- #1

MathIsFun

**1. The problem statement, all variables, and given/known data**

I'm having a little trouble understanding planetary subsolar temperatures. The first equation comes from viewing the absorbing and radiating areas of an object as the same and the second equation comes from viewing the absorbing area as [itex]B[/itex] and the radiating area as [itex]C[/itex].

## Homework Equations

[tex]T_{ss}=\left(\frac{L\left(1-A\right)}{4\pi d^{2} \sigma}\right)^{\frac{1}{4}}[/tex] [tex]T=\left(\frac{BL\left(1-A\right)}{4\pi Cd^{2} \sigma}\right)^{\frac{1}{4}}[/tex]

[itex]L[/itex] is the luminosity of the star, [itex]A[/itex] is the bond albedo of the object, and [itex]d[/itex] is the star-object distance. These equations are derived from equating the luminosity of the object with the product of the absorbed flux from the star and the absorption area of the object.

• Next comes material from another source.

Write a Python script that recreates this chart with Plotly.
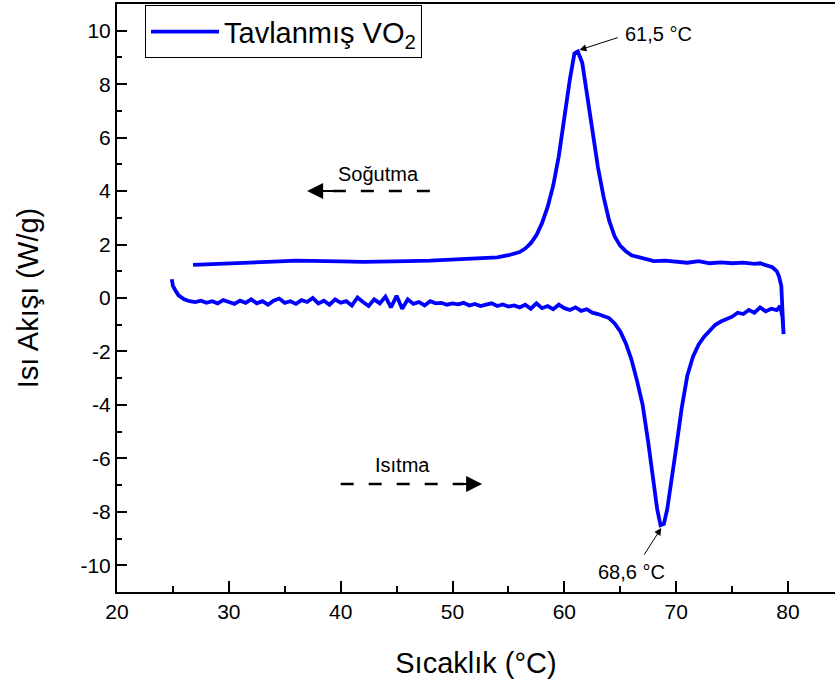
import plotly.graph_objects as go

# Heating curve (Isıtma) — temperature (°C) and heat flow (W/g)
heat_x = [24.9, 25.0, 25.2, 25.5, 26.0, 26.5, 27.0, 27.5, 28.0, 28.5, 29.0, 29.5,
          30.0, 30.5, 31.0, 31.5, 32.0, 32.5, 33.0, 33.5, 34.0, 34.5, 35.0, 35.5,
          36.0, 36.5, 37.0, 37.5, 38.0, 38.5, 39.0, 39.5, 40.0, 40.5, 41.0, 41.5,
          42.0, 42.5, 43.0, 43.5, 44.0, 44.5, 45.0, 45.5, 46.0, 46.5, 47.0, 47.5,
          48.0, 48.5, 49.0, 49.5, 50.0, 50.5, 51.0, 51.5, 52.0, 52.5, 53.0, 53.5,
          54.0, 54.5, 55.0, 55.5, 56.0, 56.5, 57.0, 57.5, 58.0, 58.5, 59.0, 59.5,
          60.0, 60.5, 61.0, 61.5, 62.0, 62.5, 63.0, 63.5, 64.0, 64.5, 65.0, 65.5,
          66.0, 66.5, 67.0, 67.5, 68.0, 68.3, 68.6, 68.9, 69.2, 69.5, 70.0, 70.5,
          71.0, 71.5, 72.0, 72.5, 73.0, 73.5, 74.0, 74.5, 75.0, 75.5, 76.0, 76.5,
          77.0, 77.5, 78.0, 78.5, 79.0, 79.3, 79.5, 79.6]
heat_y = [0.70, 0.45, 0.30, 0.10, -0.05, -0.12, -0.15, -0.10, -0.18, -0.12, -0.20, -0.08,
          -0.15, -0.22, -0.10, -0.18, -0.05, -0.20, -0.12, -0.25, -0.10, -0.02, -0.18, -0.12,
          -0.22, -0.08, -0.15, 0.00, -0.20, -0.10, -0.25, -0.05, -0.18, -0.12, -0.28, 0.02,
          -0.15, -0.30, -0.05, -0.20, 0.05, -0.35, 0.08, -0.40, -0.05, -0.22, -0.15, -0.28,
          -0.12, -0.20, -0.18, -0.25, -0.20, -0.24, -0.18, -0.28, -0.22, -0.30, -0.25, -0.20,
          -0.30, -0.24, -0.32, -0.28, -0.35, -0.25, -0.40, -0.20, -0.38, -0.30, -0.42, -0.25,
          -0.38, -0.45, -0.35, -0.48, -0.42, -0.55, -0.60, -0.68, -0.75, -0.95, -1.25, -1.70,
          -2.30, -3.10, -4.00, -5.40, -7.00, -7.90, -8.50, -8.45, -7.90, -7.10, -5.60, -4.10,
          -2.90, -2.20, -1.75, -1.45, -1.20, -1.00, -0.88, -0.78, -0.70, -0.55, -0.60, -0.45,
          -0.55, -0.35, -0.50, -0.40, -0.45, -0.30, -0.70, -1.35]

# Cooling curve (Soğutma), from hot end back to room temperature
cool_x = [79.55, 79.5, 79.4, 79.2, 79.0, 78.6, 78.0, 77.5, 77.0, 76.0, 75.0, 74.0,
          73.0, 72.0, 71.0, 70.0, 69.0, 68.0, 67.0, 66.0, 65.5, 65.0, 64.5, 64.0,
          63.5, 63.0, 62.5, 62.0, 61.6, 61.2, 60.9, 60.5, 60.0, 59.5, 59.0, 58.5,
          58.0, 57.5, 57.0, 56.5, 56.0, 55.0, 54.0, 52.0, 50.0, 48.0, 46.0, 44.0,
          42.0, 40.0, 38.0, 36.0, 34.0, 32.0, 30.0, 28.0, 26.8]
cool_y = [-0.60, 0.00, 0.45, 0.80, 1.00, 1.15, 1.25, 1.30, 1.28, 1.32, 1.30, 1.33,
          1.30, 1.38, 1.32, 1.35, 1.40, 1.38, 1.50, 1.60, 1.75, 1.95, 2.30, 2.90,
          3.80, 4.90, 6.30, 7.70, 8.80, 9.22, 9.15, 8.20, 6.80, 5.30, 4.20, 3.40,
          2.80, 2.35, 2.05, 1.85, 1.72, 1.60, 1.52, 1.47, 1.42, 1.40, 1.38, 1.36,
          1.35, 1.37, 1.38, 1.40, 1.36, 1.32, 1.28, 1.24, 1.24]

x_ticks = [20, 30, 40, 50, 60, 70, 80]
y_ticks = [-10, -8, -6, -4, -2, 0, 2, 4, 6, 8, 10]

FONT = "Liberation Sans, Arial, sans-serif"
BLUE = "#0000ff"

fig = go.Figure()
fig.add_trace(go.Scatter(
    x=heat_x + cool_x, y=heat_y + cool_y, mode="lines",
    line=dict(color=BLUE, width=3.8),
    name="Tavlanmış VO<sub>2</sub>",
))

# Direction arrows (dashed shafts)
fig.add_shape(type="line", x0=39.3, y0=4.0, x1=48.3, y1=4.0, xref="x", yref="y",
              line=dict(color="black", width=2.5, dash="13px,15px"))
fig.add_annotation(x=37.0, y=4.0, ax=39.6, ay=4.0, axref="x", ayref="y",
                   xref="x", yref="y", text="", showarrow=True,
                   arrowhead=2, arrowsize=1.6, arrowwidth=2, arrowcolor="black")
fig.add_annotation(x=43.4, y=4.63, text="Soğutma", showarrow=False,
                   font=dict(family=FONT, size=20, color="black"))

fig.add_shape(type="line", x0=40.0, y0=-6.96, x1=51.0, y1=-6.96, xref="x", yref="y",
              line=dict(color="black", width=2.5, dash="13px,15px"))
fig.add_annotation(x=52.65, y=-6.96, ax=50.4, ay=-6.96, axref="x", ayref="y",
                   xref="x", yref="y", text="", showarrow=True,
                   arrowhead=2, arrowsize=1.6, arrowwidth=2, arrowcolor="black")
fig.add_annotation(x=45.5, y=-6.25, text="Isıtma", showarrow=False,
                   font=dict(family=FONT, size=20, color="black"))

# Peak labels
fig.add_annotation(x=61.35, y=9.28, ax=64.9, ay=9.76, axref="x", ayref="y",
                   xref="x", yref="y", text="", showarrow=True,
                   arrowhead=2, arrowsize=1.4, arrowwidth=1, arrowcolor="black")
fig.add_annotation(x=68.39, y=9.88, text="61,5 °C", showarrow=False,
                   font=dict(family=FONT, size=20, color="black"))
fig.add_annotation(x=68.66, y=-8.61, ax=67.05, ay=-9.66, axref="x", ayref="y",
                   xref="x", yref="y", text="", showarrow=True,
                   arrowhead=2, arrowsize=1.4, arrowwidth=1, arrowcolor="black")
fig.add_annotation(x=66.02, y=-10.26, text="68,6 °C", showarrow=False,
                   font=dict(family=FONT, size=20, color="black"))

fig.update_layout(
    width=835, height=683,
    margin=dict(l=117, r=0, t=4, b=91),
    paper_bgcolor="white", plot_bgcolor="white",
    font=dict(family=FONT, color="black"),
    showlegend=True,
    legend=dict(x=0.039, y=0.998, xanchor="left", yanchor="top",
                bordercolor="black", borderwidth=1, bgcolor="white",
                font=dict(family=FONT, size=29, color="black"),
                itemwidth=68, tracegroupgap=0),
)
fig.update_xaxes(
    range=[20, 84.2], tickvals=x_ticks, ticktext=[str(v) for v in x_ticks],
    showline=True, linecolor="black", linewidth=2, mirror=True,
    ticks="inside", ticklen=11, tickwidth=2, tickcolor="black",
    minor=dict(dtick=5, tick0=0, ticks="inside", ticklen=6, tickwidth=2, tickcolor="black"),
    showgrid=False, zeroline=False,
    tickfont=dict(family=FONT, size=21, color="black"),
    title=dict(text="Sıcaklık (°C)", font=dict(family=FONT, size=29, color="black"), standoff=30),
)
fig.update_yaxes(
    range=[-11, 11], tickvals=y_ticks, ticktext=[str(v) for v in y_ticks],
    showline=True, linecolor="black", linewidth=2, mirror=False,
    ticks="inside", ticklen=10, tickwidth=2, tickcolor="black",
    minor=dict(dtick=1, tick0=0, ticks="inside", ticklen=5, tickwidth=2, tickcolor="black"),
    showgrid=False, zeroline=False,
    tickfont=dict(family=FONT, size=21, color="black"),
    title=dict(text="Isı Akışı (W/g)", font=dict(family=FONT, size=29, color="black"), standoff=33),
)

fig.write_html("out.html")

## The Attempt at a Solution

I understand that the second equation is a more general form, but how do you know when the special case applied in the first equation holds? I think this would require that the energy that is absorbed be retransmitted through the same area before it can be distributed throughout the object, but how can you tell when this will occur? Does the second equation give the subsolar temperature in a general case, or is subsolar temperature specifically when you take [itex]B=C[/itex]?